• Exercise
List each line of the data in which the string "this" appears.

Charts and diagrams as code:

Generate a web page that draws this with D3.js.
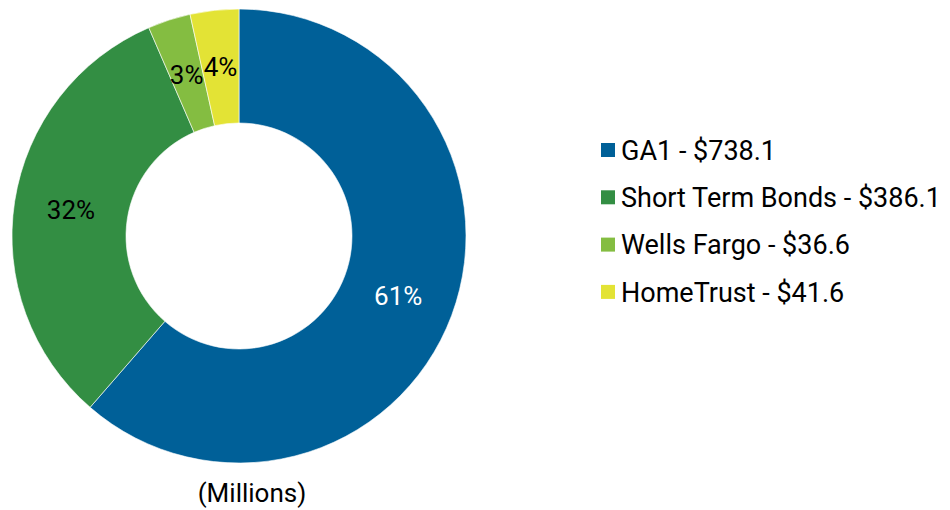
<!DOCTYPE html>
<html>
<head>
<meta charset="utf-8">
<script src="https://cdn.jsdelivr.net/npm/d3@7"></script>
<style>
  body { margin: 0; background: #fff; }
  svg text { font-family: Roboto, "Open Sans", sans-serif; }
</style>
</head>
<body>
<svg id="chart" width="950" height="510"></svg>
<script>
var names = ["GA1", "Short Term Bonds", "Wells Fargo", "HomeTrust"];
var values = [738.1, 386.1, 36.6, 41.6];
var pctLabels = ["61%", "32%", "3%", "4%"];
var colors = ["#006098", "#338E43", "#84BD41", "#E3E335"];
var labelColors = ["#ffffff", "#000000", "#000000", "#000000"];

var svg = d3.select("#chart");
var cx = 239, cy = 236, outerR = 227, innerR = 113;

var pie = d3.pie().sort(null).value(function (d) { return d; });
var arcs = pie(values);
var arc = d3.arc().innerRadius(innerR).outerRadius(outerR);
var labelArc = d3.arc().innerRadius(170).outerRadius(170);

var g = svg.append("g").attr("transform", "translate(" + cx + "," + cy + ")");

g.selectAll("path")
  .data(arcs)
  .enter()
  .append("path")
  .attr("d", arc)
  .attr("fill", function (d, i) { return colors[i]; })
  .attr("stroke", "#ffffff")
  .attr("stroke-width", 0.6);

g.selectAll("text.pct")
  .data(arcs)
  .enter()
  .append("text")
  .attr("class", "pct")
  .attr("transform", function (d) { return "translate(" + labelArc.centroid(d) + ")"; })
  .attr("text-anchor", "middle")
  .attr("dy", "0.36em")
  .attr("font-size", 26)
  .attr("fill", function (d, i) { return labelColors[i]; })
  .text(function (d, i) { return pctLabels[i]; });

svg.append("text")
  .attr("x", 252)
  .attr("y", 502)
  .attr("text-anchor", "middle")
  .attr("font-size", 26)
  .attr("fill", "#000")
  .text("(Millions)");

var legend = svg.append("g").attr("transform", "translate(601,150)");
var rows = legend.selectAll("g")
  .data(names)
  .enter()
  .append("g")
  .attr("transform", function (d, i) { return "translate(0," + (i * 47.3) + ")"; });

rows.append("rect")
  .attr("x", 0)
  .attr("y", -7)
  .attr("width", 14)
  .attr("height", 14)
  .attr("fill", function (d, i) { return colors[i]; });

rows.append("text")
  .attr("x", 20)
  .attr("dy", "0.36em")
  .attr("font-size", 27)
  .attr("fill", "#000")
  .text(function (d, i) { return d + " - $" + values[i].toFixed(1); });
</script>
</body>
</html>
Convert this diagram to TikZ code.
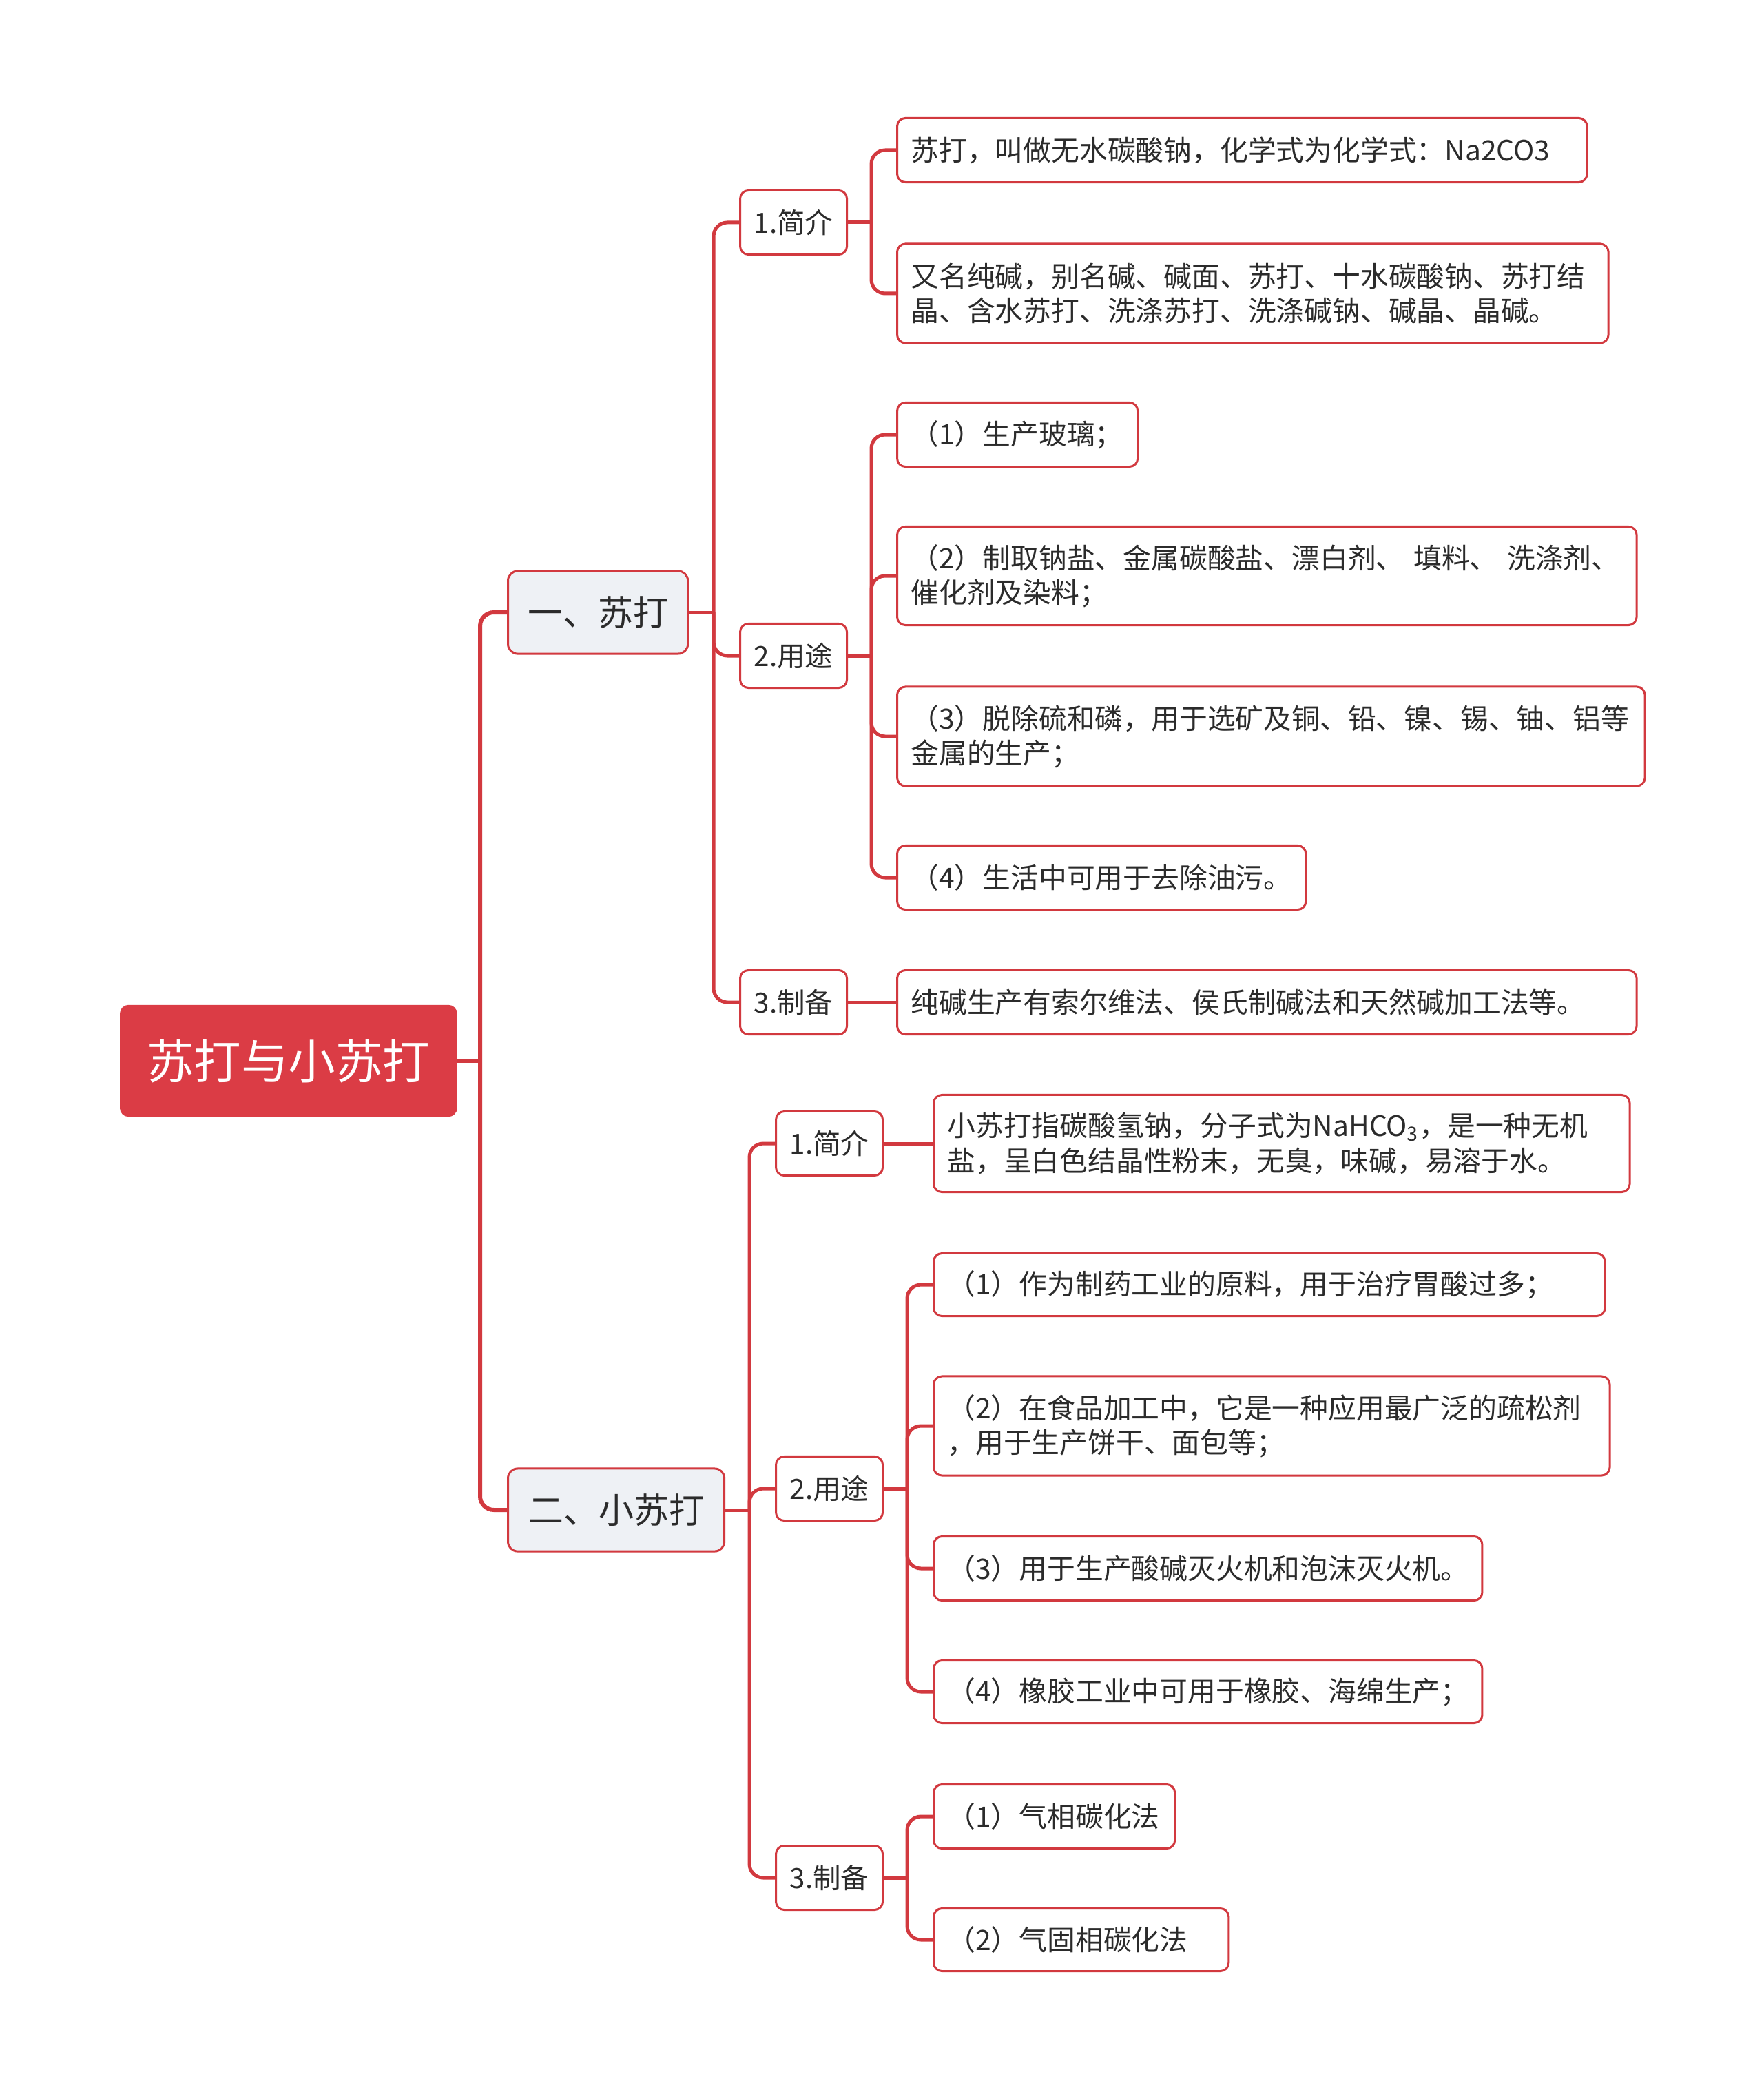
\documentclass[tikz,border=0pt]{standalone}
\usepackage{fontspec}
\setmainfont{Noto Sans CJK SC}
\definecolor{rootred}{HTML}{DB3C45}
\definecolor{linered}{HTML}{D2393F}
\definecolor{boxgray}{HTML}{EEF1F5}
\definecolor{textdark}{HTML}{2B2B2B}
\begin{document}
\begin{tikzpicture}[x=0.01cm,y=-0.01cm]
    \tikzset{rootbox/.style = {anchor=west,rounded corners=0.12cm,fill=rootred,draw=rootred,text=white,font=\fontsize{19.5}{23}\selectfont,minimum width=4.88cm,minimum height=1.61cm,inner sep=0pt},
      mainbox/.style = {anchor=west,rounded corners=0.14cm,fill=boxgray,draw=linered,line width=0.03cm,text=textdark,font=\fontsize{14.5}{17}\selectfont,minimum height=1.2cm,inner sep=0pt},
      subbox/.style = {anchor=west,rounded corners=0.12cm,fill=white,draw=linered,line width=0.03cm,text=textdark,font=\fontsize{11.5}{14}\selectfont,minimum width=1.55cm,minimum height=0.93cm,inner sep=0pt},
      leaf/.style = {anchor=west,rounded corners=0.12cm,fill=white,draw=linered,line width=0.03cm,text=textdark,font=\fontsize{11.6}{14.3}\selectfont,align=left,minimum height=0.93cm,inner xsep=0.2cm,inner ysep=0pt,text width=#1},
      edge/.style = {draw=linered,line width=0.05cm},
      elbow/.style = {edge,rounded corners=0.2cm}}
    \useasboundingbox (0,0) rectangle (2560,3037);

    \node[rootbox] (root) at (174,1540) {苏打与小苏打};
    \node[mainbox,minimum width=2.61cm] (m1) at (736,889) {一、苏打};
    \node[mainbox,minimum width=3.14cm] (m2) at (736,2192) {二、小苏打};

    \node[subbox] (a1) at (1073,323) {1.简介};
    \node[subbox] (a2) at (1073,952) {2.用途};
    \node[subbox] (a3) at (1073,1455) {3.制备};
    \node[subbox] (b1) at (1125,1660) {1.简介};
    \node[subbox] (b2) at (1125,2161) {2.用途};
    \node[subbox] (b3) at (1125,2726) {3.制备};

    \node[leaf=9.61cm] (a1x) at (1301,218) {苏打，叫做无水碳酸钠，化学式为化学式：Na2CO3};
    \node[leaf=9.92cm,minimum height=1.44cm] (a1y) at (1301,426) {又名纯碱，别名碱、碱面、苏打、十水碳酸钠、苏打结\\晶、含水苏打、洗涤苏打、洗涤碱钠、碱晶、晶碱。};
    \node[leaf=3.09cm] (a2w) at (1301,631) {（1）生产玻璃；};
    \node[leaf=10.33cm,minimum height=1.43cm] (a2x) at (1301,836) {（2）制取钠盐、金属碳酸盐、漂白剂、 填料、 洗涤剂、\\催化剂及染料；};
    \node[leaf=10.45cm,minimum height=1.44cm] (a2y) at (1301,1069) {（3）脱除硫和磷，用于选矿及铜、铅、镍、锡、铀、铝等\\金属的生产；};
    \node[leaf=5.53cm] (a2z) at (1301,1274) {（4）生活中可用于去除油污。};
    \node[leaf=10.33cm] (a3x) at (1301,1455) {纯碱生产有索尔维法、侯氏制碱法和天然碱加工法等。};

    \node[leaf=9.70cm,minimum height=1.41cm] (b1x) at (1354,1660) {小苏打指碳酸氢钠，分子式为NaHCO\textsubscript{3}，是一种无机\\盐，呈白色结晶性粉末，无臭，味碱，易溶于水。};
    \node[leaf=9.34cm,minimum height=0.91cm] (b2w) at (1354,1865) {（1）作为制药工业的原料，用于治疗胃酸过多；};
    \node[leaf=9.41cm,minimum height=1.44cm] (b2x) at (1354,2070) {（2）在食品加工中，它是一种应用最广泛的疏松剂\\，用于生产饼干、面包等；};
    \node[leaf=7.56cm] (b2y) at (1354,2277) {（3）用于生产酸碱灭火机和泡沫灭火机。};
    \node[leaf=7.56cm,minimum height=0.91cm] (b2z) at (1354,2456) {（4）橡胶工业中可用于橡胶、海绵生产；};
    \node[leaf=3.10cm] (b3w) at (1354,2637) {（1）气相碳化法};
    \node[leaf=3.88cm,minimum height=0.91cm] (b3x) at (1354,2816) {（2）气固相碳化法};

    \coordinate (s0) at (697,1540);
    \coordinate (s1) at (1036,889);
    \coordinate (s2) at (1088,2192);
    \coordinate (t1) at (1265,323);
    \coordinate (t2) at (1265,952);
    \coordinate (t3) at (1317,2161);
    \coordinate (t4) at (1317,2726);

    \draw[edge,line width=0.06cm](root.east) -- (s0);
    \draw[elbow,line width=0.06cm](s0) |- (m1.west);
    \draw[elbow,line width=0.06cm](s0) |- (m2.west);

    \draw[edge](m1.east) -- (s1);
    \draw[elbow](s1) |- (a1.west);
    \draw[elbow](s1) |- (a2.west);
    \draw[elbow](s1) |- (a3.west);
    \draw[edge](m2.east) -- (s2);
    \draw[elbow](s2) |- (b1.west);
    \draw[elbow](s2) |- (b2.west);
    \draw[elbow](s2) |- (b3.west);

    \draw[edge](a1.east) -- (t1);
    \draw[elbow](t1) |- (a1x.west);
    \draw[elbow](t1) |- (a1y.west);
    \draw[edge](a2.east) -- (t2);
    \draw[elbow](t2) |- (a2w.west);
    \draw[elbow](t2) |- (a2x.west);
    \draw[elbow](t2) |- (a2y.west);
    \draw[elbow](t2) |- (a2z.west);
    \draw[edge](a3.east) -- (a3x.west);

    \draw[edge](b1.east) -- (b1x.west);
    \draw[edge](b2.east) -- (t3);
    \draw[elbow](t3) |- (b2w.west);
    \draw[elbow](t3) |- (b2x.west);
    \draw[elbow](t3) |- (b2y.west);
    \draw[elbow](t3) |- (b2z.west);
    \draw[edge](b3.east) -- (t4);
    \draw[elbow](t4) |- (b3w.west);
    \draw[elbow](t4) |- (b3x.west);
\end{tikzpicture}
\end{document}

• The response
Generate a web page that draws this with D3.js.
Convert this diagram to TikZ code.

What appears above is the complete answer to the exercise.